The long version (and don’t worry it’s not much longer) is as follows: the newspaper and written/photographic media industry is in crisis. Papers around the world are slashing costs and laying off staff as it dawns on them both that sales of physical papers and magazines are plunging and that the revenue from advertising is disappointingly low.

In response, the majority of major newspapers, certainly in the UK and the US, have put their products behind paywalls of various degrees of porousness. It makes at least some economic sense – it was clearly a financial disaster to give away all your content for free, as most publications did for the first decade and a half of mainstream internet usage. The hope is that we can return to a world where people take out subscriptions to specific newspapers and read them in isolation.

However, while this makes plenty of sense in a pure fiscal sense, it ignores the real revolution of the internet for news, which was not, in fact, that suddenly Everything Was Free, but that the vertical model of newspapers has, as far as readers are concerned, disintegrated. Consider it: rather as the advent of mp3s has if not killed then seriously wounded the album (since people can buy single tracks rather than entire CDs) readers have realised that they can get different bits of their news from wherever they want. If they like the sports section of The Times, the obituaries of the Telegraph and the features of the Guardian, for instance, then the internet has reminded them that they need not buy the entire newspaper to get at them.

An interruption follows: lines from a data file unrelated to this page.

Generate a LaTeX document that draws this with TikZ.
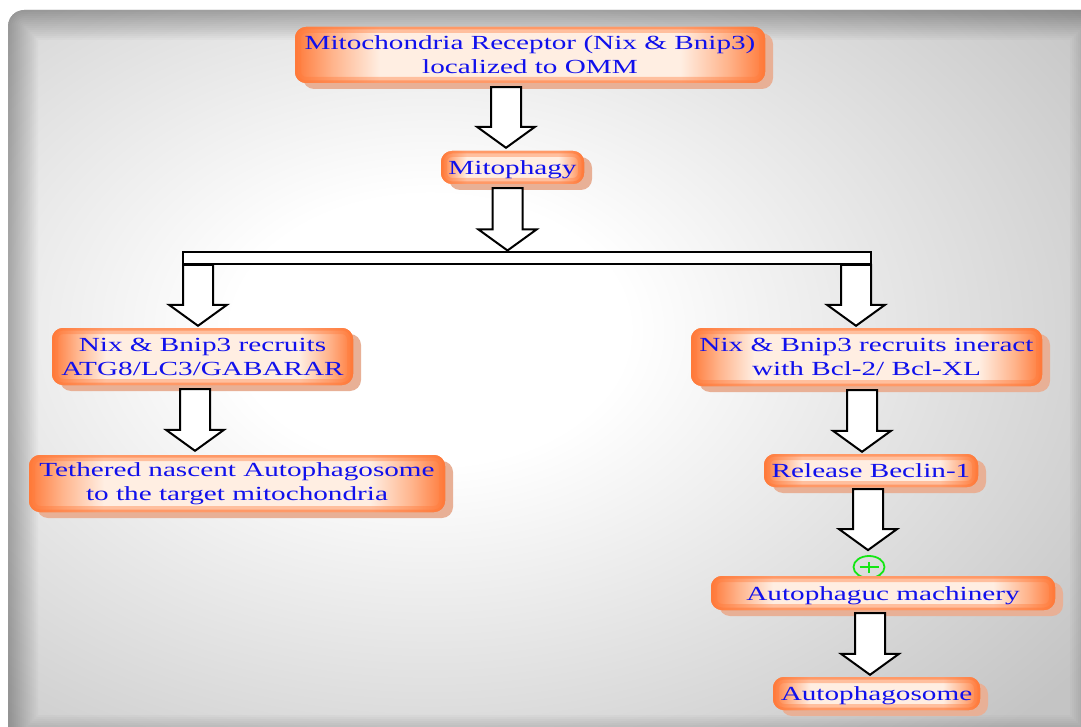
\documentclass[tikz,border=0pt]{standalone}
\usepackage{fontspec}
\newfontfamily\boxfont[FakeStretch=1.46]{Liberation Serif}
\usetikzlibrary{calc,shapes.geometric}

\definecolor{boxorange}{RGB}{255,122,58}
\definecolor{boxmid}{RGB}{255,180,140}
\definecolor{boxlight}{RGB}{255,238,226}
\definecolor{boxshadow}{RGB}{232,176,150}
\definecolor{textblue}{RGB}{16,16,236}
\definecolor{bgedge}{RGB}{196,196,196}
\definecolor{plusgreen}{RGB}{20,230,20}

% light centre, orange side edges
\pgfdeclarehorizontalshading{boxglow}{100bp}{color(0bp)=(boxorange); color(25bp)=(boxorange);
  color(29bp)=(boxmid); color(34bp)=(boxlight); color(66bp)=(boxlight); color(71bp)=(boxmid);
  color(75bp)=(boxorange); color(100bp)=(boxorange)}
% pale grey backdrop, white towards the upper left middle
\pgfdeclareradialshading{bgglow}{\pgfpoint{0bp}{0bp}}{color(0bp)=(white); color(3bp)=(white);
  color(12.5bp)=(bgedge); color(50bp)=(bgedge)}

\tikzset{
  box/.style={rounded corners=11pt, inner sep=0pt, text=textblue, align=center,
    font=\boxfont\fontsize{20}{24}\selectfont,
    preaction={fill=boxshadow, transform canvas={shift={(8pt,-6pt)}}},
    fill=boxorange,
    path picture={
      \shade[shading=boxglow] (path picture bounding box.south west) rectangle (path picture bounding box.north east);
      \draw[boxorange, line width=12pt, opacity=0.4, rounded corners=11pt]
        (path picture bounding box.south west) rectangle (path picture bounding box.north east);
      \draw[boxorange, line width=5pt, opacity=0.55, rounded corners=11pt]
        (path picture bounding box.south west) rectangle (path picture bounding box.north east);
    }},
  oneline/.style={text height=14pt, text depth=0pt},
  blockarr/.style={draw=black, fill=white, line width=2pt, line join=miter},
  bar/.style={draw=black, fill=white, line width=2pt, inner sep=0pt},
}

% hollow block arrow: #1 x of its axis, #2 source node, #3 target node,
% #4 gap below the source, #5 gap above the target
\newcommand\blockarrow[5]{%
  \draw[blockarr] let \p1=(#2.south), \p2=(#3.north) in
    ({#1pt-15pt},{\y1-#4pt}) -- ({#1pt+15pt},{\y1-#4pt})
    -- ({#1pt+15pt},{\y2+#5pt+21pt}) -- ({#1pt+29pt},{\y2+#5pt+21pt})
    -- ({#1pt},{\y2+#5pt}) -- ({#1pt-29pt},{\y2+#5pt+21pt})
    -- ({#1pt-15pt},{\y2+#5pt+21pt}) -- cycle;}

\begin{document}
\begin{tikzpicture}[x=1pt,y=-1pt]
\useasboundingbox (0,0) rectangle (1081,727);

% backdrop panel with a soft darker rim
\begin{scope}
  \clip[rounded corners=16pt] (8,10) rectangle (1100,745);
  \shade[shading=bgglow] (430,330) ellipse [x radius=1640, y radius=1120];
  \foreach \w in {60,56,...,4}
    \draw[black, opacity=0.018, line width=\w pt, rounded corners=16pt] (8,10) rectangle (1100,745);
\end{scope}

% boxes
\node[box, minimum width=470pt, minimum height=56pt] (recep) at (530,55)
  {Mitochondria Receptor (Nix \& Bnip3)\\localized to OMM};
\node[box, oneline, minimum width=143pt, minimum height=33pt] (mito) at (512.5,167.5) {Mitophagy};
\node[bar, minimum width=688pt, minimum height=12pt] (bar) at (527,258) {};
\node[box, minimum width=301pt, minimum height=57pt] (lc3) at (202.5,356.5)
  {Nix \& Bnip3 recruits\\ATG8/LC3/GABARAR};
\node[box, minimum width=416pt, minimum height=57pt] (tether) at (237,483.5)
  {Tethered nascent Autophagosome\\to the target mitochondria};
\node[box, minimum width=351pt, minimum height=58pt] (bcl) at (866.5,357)
  {Nix \& Bnip3 recruits ineract\\with Bcl-2/ Bcl-XL};
\node[box, oneline, minimum width=214pt, minimum height=33pt] (beclin) at (871,470.5) {Release Beclin-1};
\node[ellipse, draw=plusgreen, line width=1.8pt, minimum width=31pt, minimum height=22pt, inner sep=0pt]
  (plus) at (869,567) {};
\draw[plusgreen, line width=1.8pt]
  ([xshift=-9.5pt]plus.center) -- ([xshift=9.5pt]plus.center)
  ([yshift=-5.5pt]plus.center) -- ([yshift=5.5pt]plus.center);
\node[box, oneline, minimum width=344pt, minimum height=34pt] (mach) at (883,593) {Autophaguc machinery};
\node[box, oneline, minimum width=207pt, minimum height=33pt] (phago) at (876.5,693.5) {Autophagosome};

% block arrows
\blockarrow{506}{recep}{mito}{4}{3}
\blockarrow{507.5}{mito}{bar}{4}{0.5}
\blockarrow{198}{bar}{lc3}{0}{2}
\blockarrow{856}{bar}{bcl}{0}{2}
\blockarrow{195}{lc3}{tether}{4}{4}
\blockarrow{862}{bcl}{beclin}{4}{2}
\blockarrow{868}{beclin}{plus}{2}{5}
\blockarrow{870}{mach}{phago}{3}{2}
\end{tikzpicture}
\end{document}
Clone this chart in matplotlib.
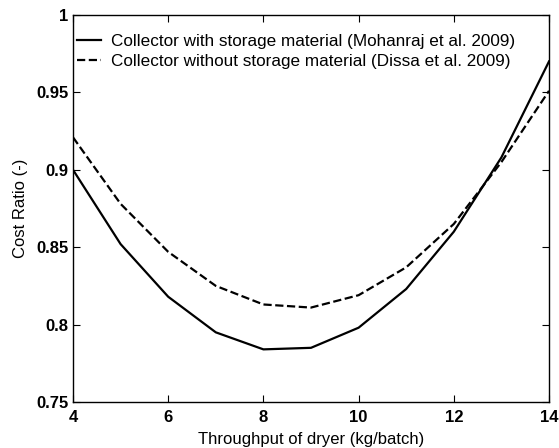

So returning to a world where in order to get the Guardian’s sports one has to subscribe to the Guardian lock-stock-and-barrel is regressive. It will drive new readers even further away from established newspapers or magazines.

One alternative would be to try to induce people to make micro-payments for articles, but experience has shown that while people are willing to pay for a lengthy article (since they regard it as akin to reading a small book) they more reluctant to pay for shorter pieces. As with music, there is plenty of stuff people would happily listen to once or twice but may not want to listen to again – instead they want a permanent repository where they can get all the music they want. Hence Spotify.

So why hasn’t the same model been applied to news? I honestly don’t know the answer, but I’d be very surprised if Amazon or someone else wasn’t already working on it. Consider it: you pay a £10 monthly subscription to Amazon or whoever; you can then request all the articles you want on your Kindle or iPad app, and they, in turn, pay the newspapers a royalty for each article that’s downloaded.

It strikes me that if newspapers and other publishers want to have the best chance of survival, this is the obvious route for them. Clearly it doesn’t answer the broader question about how to compete against amateur bloggers and entirely free internet-only publications like the Huffington Post and Business Insider, but it’s surely a better, less-regressive step than insisting either you buy the whole newspaper/magazine or nothing?

Or am I missing something?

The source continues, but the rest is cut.